My non-work details: I'm the mom of two rambunctious but sweet-as-can-be boys (and one dog). I'm in love with mountains and trees, travel and books. I’m also a runner (one half-marathon down so far) and an enthusiastic consumer of good coffee/beer/vintage/food/music/stories. Lately, all I want to do is grow stuff in my garden and bake bread.

Want to know what a born journalist/weird kid I was? For starters, I called the family dog “Walter Cronkite” when I was little. (That was not his name.) I’d hide my red tape recorder under the dining room table to record my family’s conversations. (OK, maybe that was more spying than journalism.) Small-Town Angsty Teen Me devoured Sassy magazine in the ’90s.

As an undergrad at the University of Pittsburgh, I took journalism courses and was a newspaper stringer one summer. But when I read Susan Orlean’s 1992 Esquire story “The American Man at Age 10” in my first magazine-writing class, I thought: This is it. This is what I want to do with my life. I want to write stories like this.
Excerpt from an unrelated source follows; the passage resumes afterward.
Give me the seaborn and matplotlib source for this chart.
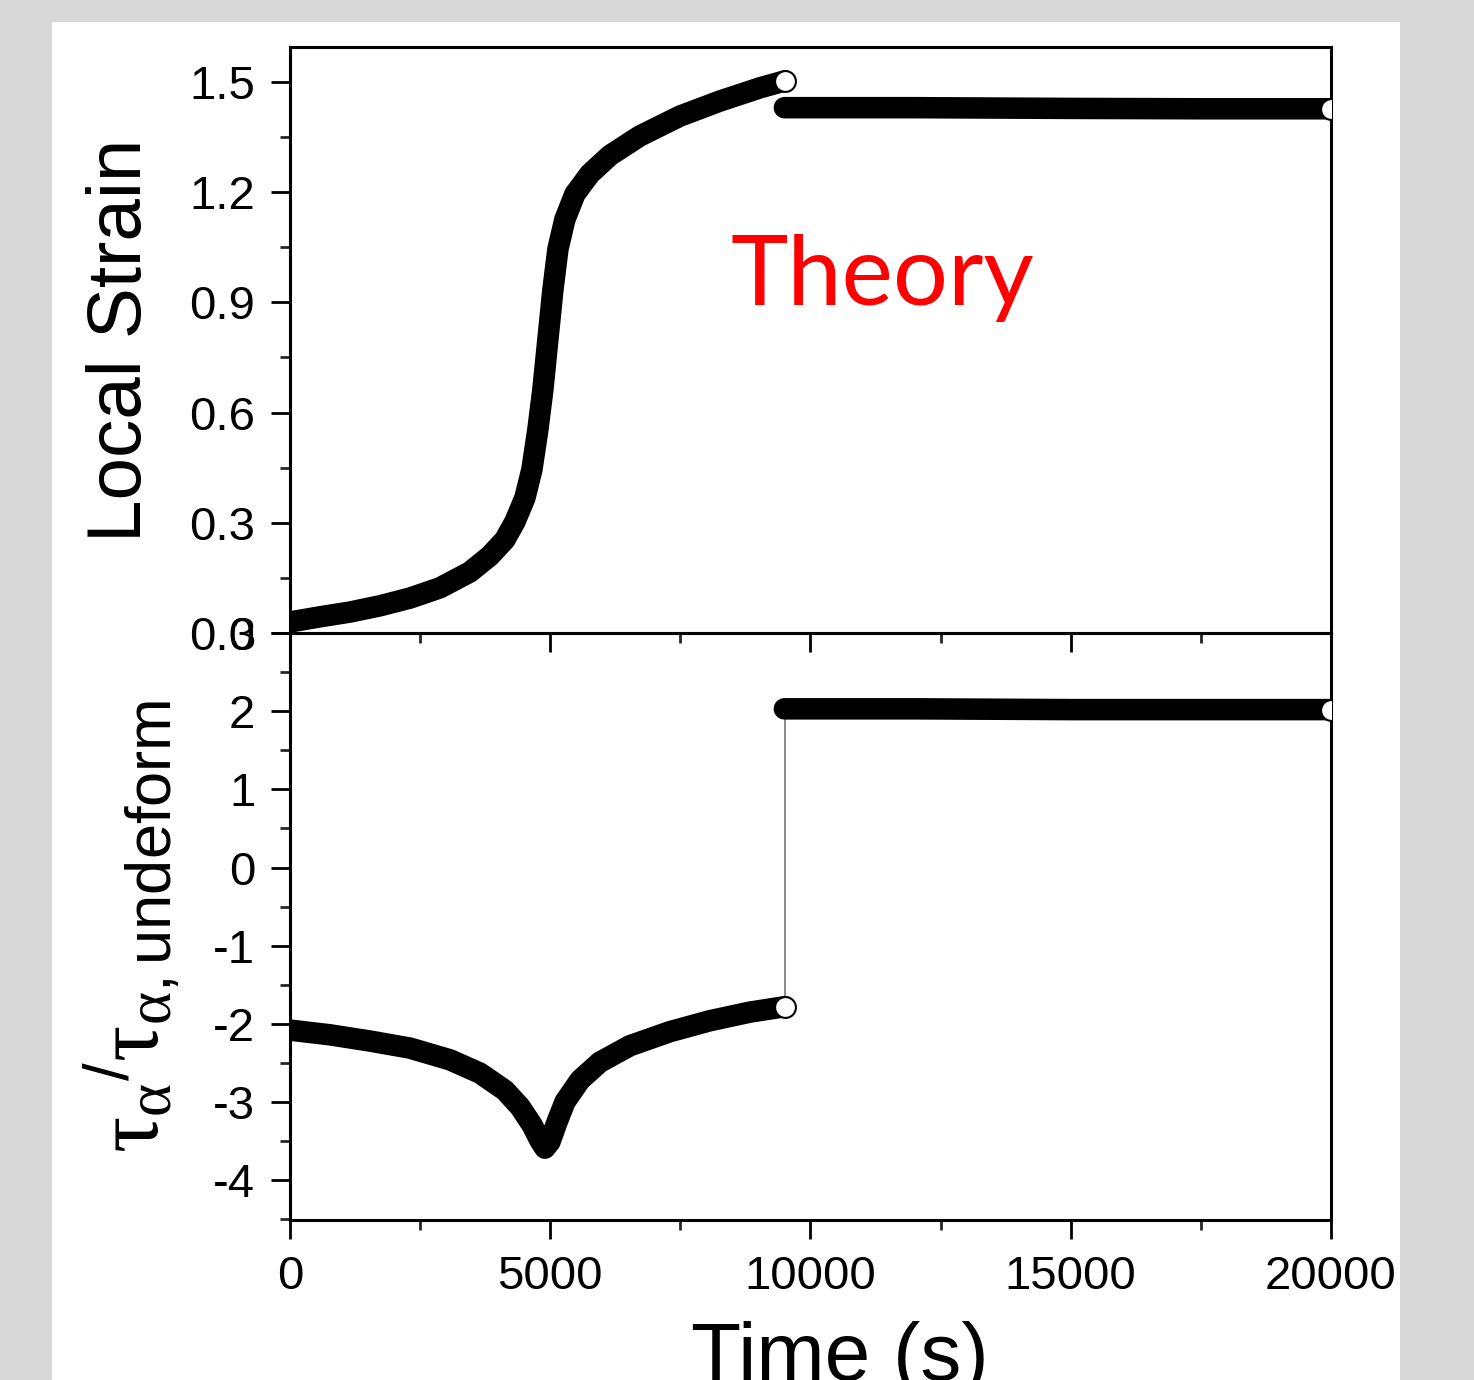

And that’s (mostly) what I’ve done. (I also have an MFA in nonfiction writing from Penn State.)

I have a knack for finding the humanity in every story I report and write, whether it's about kids coping with grief, teenage farmers, breast-cancer survivors or rattlesnake wranglers. I want my service stories to be people-focused, as well, by providing readers with info that’s useful, accurate and interesting.

The industry has changed A LOT from my early days, but some crucial elements haven’t: meeting deadlines, finding great sources, writing clean copy, being versatile, getting the facts right, and generally trying to make life easier for my editors and clients. That’s what I bring to the table. (Also bread.)